Reinforcement sensitivity theory (RST) is a useful framework for understanding alcohol use, including problematic drinking among college students. Although the link between the behavioral approach system (BAS) and drinking is well established, the role of the behavioral inhibition system (BIS) is less well studied, and findings have been mixed. Consistent with RST, the relationship between BIS and problematic drinking may be moderated by BAS, but tests of the BIS × BAS interaction have been scarce. We hypothesized that high BIS would be a risk factor for subsequent problematic drinking in combination with an elevated BAS, whereas BIS would protect against subsequent problematic drinking in the context of low levels of BAS.
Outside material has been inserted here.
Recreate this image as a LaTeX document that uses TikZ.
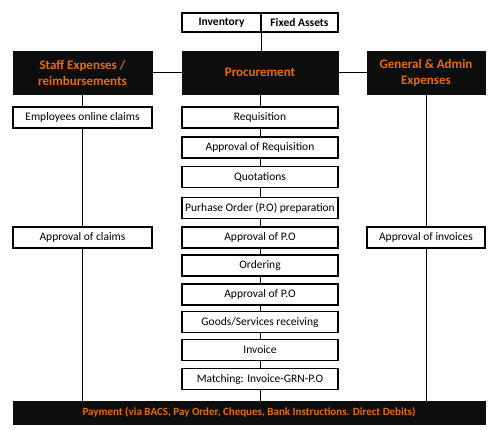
\documentclass[tikz,border=0pt]{standalone}
\usepackage{fontspec}
\setmainfont{Carlito}
\usetikzlibrary{positioning}
\definecolor{darkfill}{RGB}{13,13,13}
\definecolor{orangetxt}{RGB}{228,108,10}
\tikzstyle{sbox}=[rectangle, draw=black, line width=1.3pt, fill=white,
  font=\fontsize{11.5}{12}\selectfont, text centered, inner sep=1pt,
  minimum width=156pt, minimum height=21pt]
\tikzstyle{hbox}=[rectangle, draw=darkfill, fill=darkfill, text=orangetxt,
  font=\fontsize{13}{16}\selectfont\bfseries, align=center,
  minimum height=43pt]
\tikzstyle{link}=[line width=0.8pt]

\begin{document}
\begin{tikzpicture}[x=1pt, y=-1pt]
    \useasboundingbox (0,0) rectangle (498,430);
    % top: asset types
    \node[sbox, font=\fontsize{11.5}{12}\selectfont\bfseries, minimum width=79pt,
      minimum height=19pt] (inv) at (221.5,22.5) {Inventory};
    \node[sbox, font=\fontsize{11.5}{12}\selectfont\bfseries, minimum width=77pt,
      minimum height=19pt] (fix) at (299.5,22.5) {Fixed Assets};
    % headers
    \node[hbox, minimum width=139pt] (staff) at (82.5,72.5)
      {Staff Expenses /\\reimbursements};
    \node[hbox, minimum width=156pt] (proc) at (260,72.5) {Procurement};
    \node[hbox, minimum width=118pt] (gen) at (426,72.5)
      {General \& Admin\\Expenses};
    % procurement steps
    \node[sbox] (req) at (260,117.5) {Requisition};
    \node[sbox] (apreq) at (260,147.5) {Approval of Requisition};
    \node[sbox] (quot) at (260,177) {Quotations};
    \node[sbox] (po) at (260,208) {Purhase Order (P.O) preparation};
    \node[sbox] (appo) at (260,237.5) {Approval of P.O};
    \node[sbox] (ord) at (260,265.5) {Ordering};
    \node[sbox] (appotwo) at (260,294.5) {Approval of P.O};
    \node[sbox] (goods) at (260,322) {Goods/Services receiving};
    \node[sbox] (invc) at (260,350) {Invoice};
    \node[sbox] (match) at (260,379) {Matching: Invoice-GRN-P.O};
    % side steps
    \node[sbox, minimum width=139pt] (claims) at (82.5,117.5) {Employees online claims};
    \node[sbox, minimum width=139pt] (apclaims) at (82.5,237.5) {Approval of claims};
    \node[sbox, minimum width=118pt] (apinv) at (426,237.5) {Approval of invoices};
    % payment
    \node[hbox, minimum width=472pt, minimum height=23pt,
      font=\fontsize{11}{12}\selectfont\bfseries] (pay) at (249,412.5)
      {Payment (via BACS, Pay Order, Cheques, Bank Instructions. Direct Debits)};
    % connectors
    \draw[link] (inv.south east) -- (inv.south east |- proc.north);
    \draw[link] (staff) -- (proc);
    \draw[link] (proc) -- (gen);
    \draw[link] (proc) -- (req);
    \draw[link] (req) -- (apreq);
    \draw[link] (apreq) -- (quot);
    \draw[link] (quot) -- (po);
    \draw[link] (po) -- (appo);
    \draw[link] (appo) -- (ord);
    \draw[link] (ord) -- (appotwo);
    \draw[link] (appotwo) -- (goods);
    \draw[link] (goods) -- (invc);
    \draw[link] (invc) -- (match);
    \draw[link] (match) -- (match |- pay.north);
    \draw[link] (staff) -- (claims);
    \draw[link] (claims) -- (apclaims);
    \draw[link] (apclaims) -- (apclaims |- pay.north);
    \draw[link] (gen) -- (apinv);
    \draw[link] (apinv) -- (apinv |- pay.north);
  \end{tikzpicture}
\end{document}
College student drinkers (N = 638; 66% women) at two universities completed online measures of BIS, BAS, alcohol use, and alcohol problems at matriculation (Time 1 [T1]) and again 1 year later (Time 2 [T2]).


Regression analyses of alcohol use and problems were performed with BIS, BAS, and the BIS × BAS interaction as predictors. The interaction was not statistically significant in cross-sectional models (T1 alcohol outcomes), but it was a significant prospective predictor of T2 alcohol use (marginal) and T2 alcohol problems. Simple slopes analyses revealed that BIS was a positive predictor of T2 alcohol use and problems at high but not low levels of BAS, albeit this effect was less reliable for use.


Our findings enhance interpretation of RST, demonstrating a complex link between BIS and problematic drinking risk, one that is moderated by BAS. The prospective nature of these associations suggests that, together, BIS and BAS may promote increases in problematic drinking over time, highlighting the need for targeted interventions during the first year of college.